Quand les enfants sont grands, ces erreurs forment l’histoire des famille. La fois où Joël a refusé de goûter aux moules et où je me suis peinturée dans le coin en essayant de l’y forcer. La fois où Jérémie est allé jouer dans l’étang de la voisine sans le dire et où j’ai fini par appeler la police et lancer un avis de recherche. Et la fois où j’ai laissé ma belle Raphaëlle pleurer à fendre l’âme au pied de ma porte de chambre parce que j’étais trop fatiguée pour bouger. Toutes ces émotions intactes comme au premier jour!
Célébrons les bons parents ordinaires
Toutes les familles ont leurs histoires. J’espère que vous riez avec vos enfants en vous les racontant. Toutes ces imperfections parentales, grosses ou petites, sont aussi ce qui nous lie ensembles. Ce sont toujours les manques et les faiblesses qui nous relient aux autres humains; et c’est particulièrement vrai avec nos enfants.

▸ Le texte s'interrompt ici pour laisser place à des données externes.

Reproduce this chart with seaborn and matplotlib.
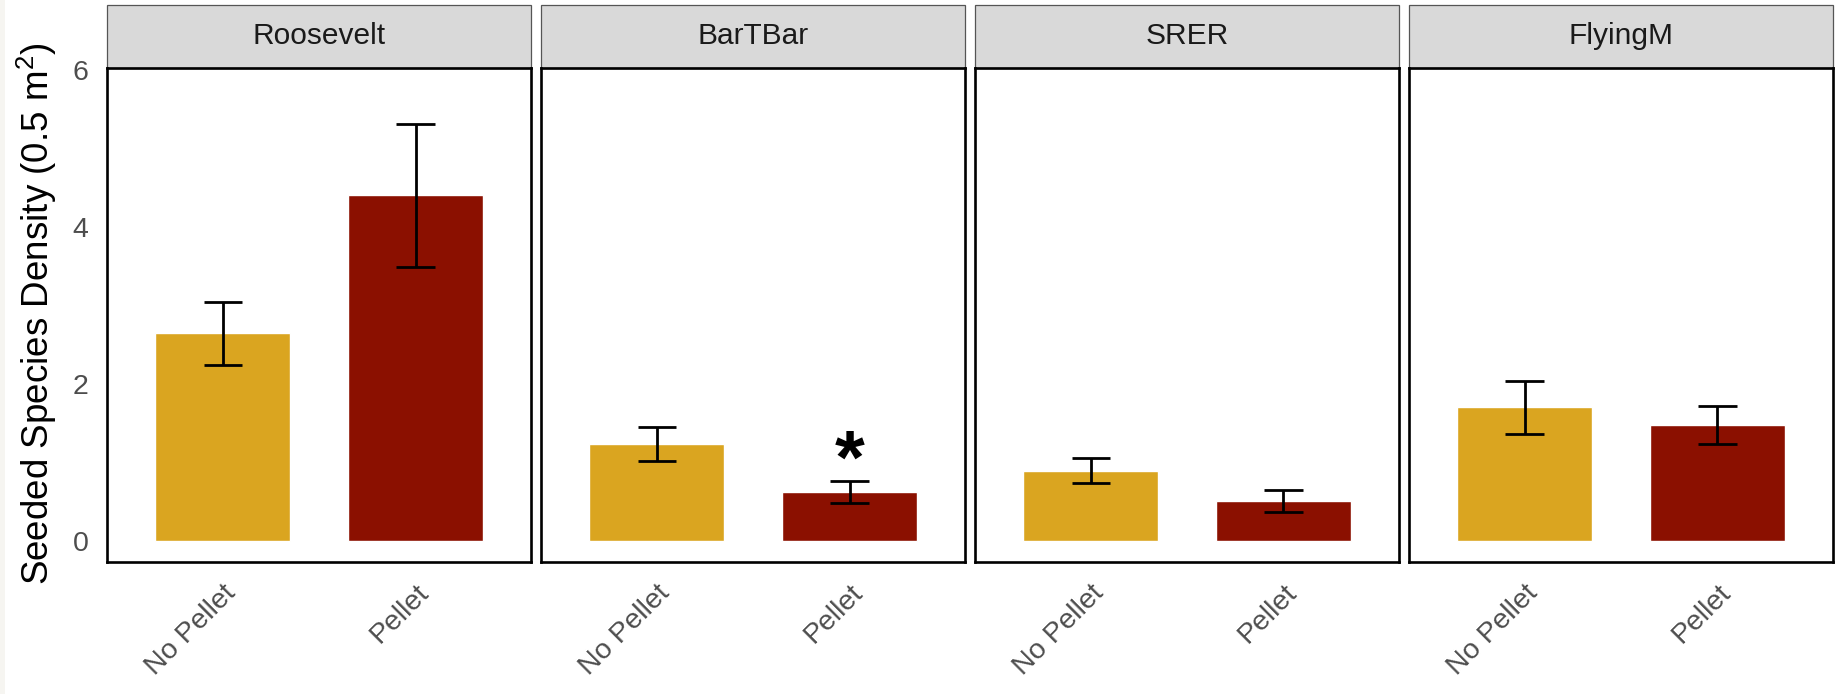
import numpy as np
import pandas as pd
import matplotlib
matplotlib.use("Agg")
import matplotlib.pyplot as plt
import seaborn as sns
from matplotlib.patches import Rectangle

# data (mean +/- se)
sites = ["Roosevelt", "BarTBar", "SRER", "FlyingM"]
treatments = ["No Pellet", "Pellet"]
no_pellet_mean = [2.64, 1.23, 0.89, 1.70]
pellet_mean = [4.40, 0.62, 0.51, 1.47]
no_pellet_se = [0.40, 0.22, 0.16, 0.34]
pellet_se = [0.91, 0.14, 0.14, 0.24]
sig_labels = ["", "*", "", ""]

colors = {"No Pellet": "#DAA520", "Pellet": "#8B1000"}

df = pd.DataFrame({
    "site": np.repeat(sites, 2),
    "treatment": treatments * len(sites),
    "density": np.ravel(np.column_stack([no_pellet_mean, pellet_mean])),
    "se": np.ravel(np.column_stack([no_pellet_se, pellet_se])),
})

sns.set_style("white")
plt.rcParams["font.family"] = ["Liberation Sans", "DejaVu Sans"]

fig, axes = plt.subplots(1, 4, figsize=(18.43, 6.94), dpi=100, sharey=True)
fig.subplots_adjust(left=0.0582, right=0.9946, bottom=0.1898, top=0.9027, wspace=0.0236)

strip_h = 0.1263

for i, (ax, site) in enumerate(zip(axes, sites)):
    sub = df[df["site"] == site]
    sns.barplot(
        data=sub, x="treatment", y="density", hue="treatment",
        order=treatments, hue_order=treatments, palette=colors,
        width=0.7, errorbar=None, legend=False, saturation=1, ax=ax,
    )
    xs = np.arange(len(treatments))
    lo = sub["density"].values - sub["se"].values
    hi = sub["density"].values + sub["se"].values
    ax.vlines(xs, lo, hi, color="black", lw=2.0, zorder=3)
    ax.hlines(np.concatenate([lo, hi]), np.tile(xs, 2) - 0.1, np.tile(xs, 2) + 0.1,
              color="black", lw=2.0, zorder=3)

    if sig_labels[i]:
        ax.annotate(sig_labels[i], xy=(1, hi[1]), xytext=(0, -1),
                    textcoords="offset points", ha="center", va="baseline",
                    fontsize=55, fontweight="bold", color="black")

    ax.set_xlim(-0.6, 1.6)
    ax.set_ylim(-0.276, 6.03)
    ax.set_yticks([0, 2, 4, 6])
    ax.set_xlabel("")
    ax.set_ylabel("")

    for sp in ax.spines.values():
        sp.set_visible(True)
        sp.set_color("black")
        sp.set_linewidth(1.9)

    ax.tick_params(axis="both", length=7.5, width=1.8, color="#333333",
                   labelcolor="#4D4D4D", labelsize=20.5, pad=5)
    ax.tick_params(axis="y", pad=6)
    plt.setp(ax.get_xticklabels(), rotation=45, ha="right", rotation_mode="anchor")
    if i > 0:
        ax.tick_params(axis="y", left=False, labelleft=False)

    # facet strip
    ax.add_patch(Rectangle((0, 1), 1, strip_h, transform=ax.transAxes, clip_on=False,
                           facecolor="#D9D9D9", edgecolor="#555555", lw=0.9, zorder=0))
    ax.text(0.5, 1 + strip_h / 2, site, transform=ax.transAxes, ha="center",
            va="center", fontsize=21.5, color="#1A1A1A")

fig.text(37 / 1843, 0.548, "Seeded Species Density (0.5 $\\mathregular{m^2}$)",
         rotation=90, ha="center", va="center", fontsize=26.5, color="black")

# light border strip at the left edge of the original image
fig.patches.append(Rectangle((0, 0), 5 / 1843, 1, transform=fig.transFigure,
                             facecolor="#F6F5F1", edgecolor="none"))

fig.savefig("out.png", dpi=100)
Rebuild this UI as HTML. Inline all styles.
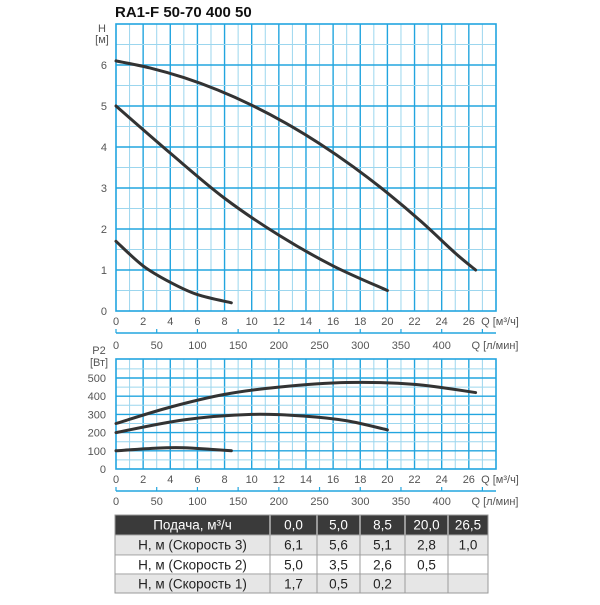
<!DOCTYPE html>
<html><head><meta charset="utf-8"><style>
body{margin:0;background:#fff;width:600px;height:600px;overflow:hidden}
svg text{font-family:"Liberation Sans",sans-serif}
</style></head><body>
<svg id="s" width="600" height="600" xmlns="http://www.w3.org/2000/svg">
<text x="115" y="17" font-size="15" font-weight="bold" fill="#111">RA1-F 50-70 400 50</text>
<g id="g"></g>
</svg>
<script>
const NS="http://www.w3.org/2000/svg",g=document.getElementById('g');
function el(t,a,txt){const e=document.createElementNS(NS,t);for(const k in a)e.setAttribute(k,a[k]);if(txt!=null)e.textContent=txt;g.appendChild(e);return e;}
const X=q=>116+q*13.57, L=116, R=496;
const TY=h=>311-h*41, BY=p=>469-p*0.182;
const light="#9cd6ee", major="#22a5df";
for(let i=1;i<28;i++){el('line',{x1:X(i),x2:X(i),y1:24,y2:311,stroke:i%2?light:major,'stroke-width':i%2?1:1.4});}
for(let k=1;k<=13;k++){const h=k*0.5;el('line',{x1:L,x2:R,y1:TY(h),y2:TY(h),stroke:k%2?light:major,'stroke-width':k%2?1:1.4});}
el('rect',{x:L,y:24,width:R-L,height:287,fill:'none',stroke:major,'stroke-width':1.6});
for(let i=1;i<28;i++){el('line',{x1:X(i),x2:X(i),y1:359,y2:469,stroke:i%2?light:major,'stroke-width':i%2?1:1.4});}
for(let k=1;k<12;k++){const p=k*50;el('line',{x1:L,x2:R,y1:BY(p),y2:BY(p),stroke:k%2?light:major,'stroke-width':k%2?1:1.4});}
el('rect',{x:L,y:359,width:R-L,height:110,fill:'none',stroke:major,'stroke-width':1.6});
const tc="#555",fs=11;
el('text',{x:102,y:32,'font-size':fs,fill:tc,'text-anchor':'middle'},'H');
el('text',{x:102,y:43,'font-size':fs,fill:tc,'text-anchor':'middle'},'[м]');
for(let h=0;h<=6;h++)el('text',{x:107,y:TY(h)+4,'font-size':fs,fill:tc,'text-anchor':'end'},h);
function qaxis(y){for(let q=0;q<=26;q+=2)el('text',{x:X(q),y:y,'font-size':fs,fill:tc,'text-anchor':'middle'},q);}
qaxis(325);el('text',{x:500,y:325,'font-size':fs,fill:tc,'text-anchor':'middle'},'Q [м³/ч]');
function laxis(ly,ty){el('line',{x1:L,x2:R,y1:ly,y2:ly,stroke:major,'stroke-width':1.4});
 for(let l=0;l<=450;l+=50){el('line',{x1:L+l*0.8142,x2:L+l*0.8142,y1:ly-4,y2:ly,stroke:major,'stroke-width':1.2});}
 for(let l=0;l<=400;l+=50)el('text',{x:L+l*0.8142,y:ty,'font-size':fs,fill:tc,'text-anchor':'middle'},l);
 el('text',{x:495,y:ty,'font-size':fs,fill:tc,'text-anchor':'middle'},'Q [л/мин]');}
laxis(333,349);
el('text',{x:99,y:354,'font-size':fs,fill:tc,'text-anchor':'middle'},'P2');
el('text',{x:99,y:366,'font-size':fs,fill:tc,'text-anchor':'middle'},'[Вт]');
for(let p=0;p<=500;p+=100)el('text',{x:106,y:BY(p)+4,'font-size':fs,fill:tc,'text-anchor':'end'},p);
qaxis(483);el('text',{x:500,y:483,'font-size':fs,fill:tc,'text-anchor':'middle'},'Q [м³/ч]');
laxis(491,505);
function curve(pts,fy){const P=pts.map(p=>[X(p[0]),fy(p[1])]);let d='M'+P[0];
 for(let i=0;i<P.length-1;i++){const p0=P[i-1]||P[i],p1=P[i],p2=P[i+1],p3=P[i+2]||P[i+1];
 const c1=[p1[0]+(p2[0]-p0[0])/6,p1[1]+(p2[1]-p0[1])/6],c2=[p2[0]-(p3[0]-p1[0])/6,p2[1]-(p3[1]-p1[1])/6];
 d+=' C'+c1+' '+c2+' '+p2;}
 el('path',{d:d,fill:'none',stroke:'#333','stroke-width':3,'stroke-linecap':'round'});}
const s3=[];for(let q=0;q<=26.5;q+=2.5){s3.push([q,6.1-0.055*q-0.0053*q*q]);}s3.push([26.5,1.0]);
curve(s3,TY);
curve([[0,5],[4,3.85],[8,2.75],[12,1.85],[16,1.1],[20,0.5]],TY);
curve([[0,1.7],[2,1.1],[4,0.7],[6,0.4],[8.5,0.2]],TY);
curve([[0,250],[4,340],[8,410],[12,450],[17,475],[22,465],[26.5,420]],BY);
curve([[0,200],[5,270],[10,300],[14,290],[17,265],[20,215]],BY);
curve([[0,100],[3,115],[5,117],[7,108],[8.5,100]],BY);
const cx=[115,270,317,360,405,448,488];
const rows=[['Подача, м³/ч','0,0','5,0','8,5','20,0','26,5'],['H, м (Скорость 3)','6,1','5,6','5,1','2,8','1,0'],['H, м (Скорость 2)','5,0','3,5','2,6','0,5',''],['H, м (Скорость 1)','1,7','0,5','0,2','','']];
const ry=[515,535,555,574,593];
const bg=['#3a3a3a','#e6e6e6','#ffffff','#e6e6e6'];
for(let r=0;r<4;r++){el('rect',{x:115,y:ry[r],width:373,height:ry[r+1]-ry[r],fill:bg[r]});
 for(let c=0;c<6;c++){
  el('rect',{x:cx[c],y:ry[r],width:cx[c+1]-cx[c],height:ry[r+1]-ry[r],fill:'none',stroke:r==0?'#fff':'#999','stroke-width':0.8});
  el('text',{x:(cx[c]+cx[c+1])/2,y:ry[r]+14.5,'font-size':13.5,fill:r==0?'#fff':'#222','text-anchor':'middle'},rows[r][c]);}}
el('rect',{x:115,y:515,width:373,height:78,fill:'none',stroke:'#999','stroke-width':1});
</script>
</body></html>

Aujourd’hui, c’est la bonne mère ordinaire que je célèbre! Celle qui a eu le courage de renoncer à la perfection, qui a accepté d’apprendre et de se tromper régulièrement (et probablement jusqu’à ma mort). J’honore toutes les mères qui ont renoncé à la mère rêvée et se tiennent debout au milieu du chaos en sachant que ça arrive et que ça passe. J’espère que d’autres vous reconnaissent comme de bons parents ordinaires! Parce que c’est amplement suffisant.
Très bel article et tellement vrai. Je ne suis pas encore arrivée à faire taire la mère parfaite (cette volonté de l’être en tout cas) mais je suis sur la bonne route pour y arriver et lacher prise n’est pas si simple au final.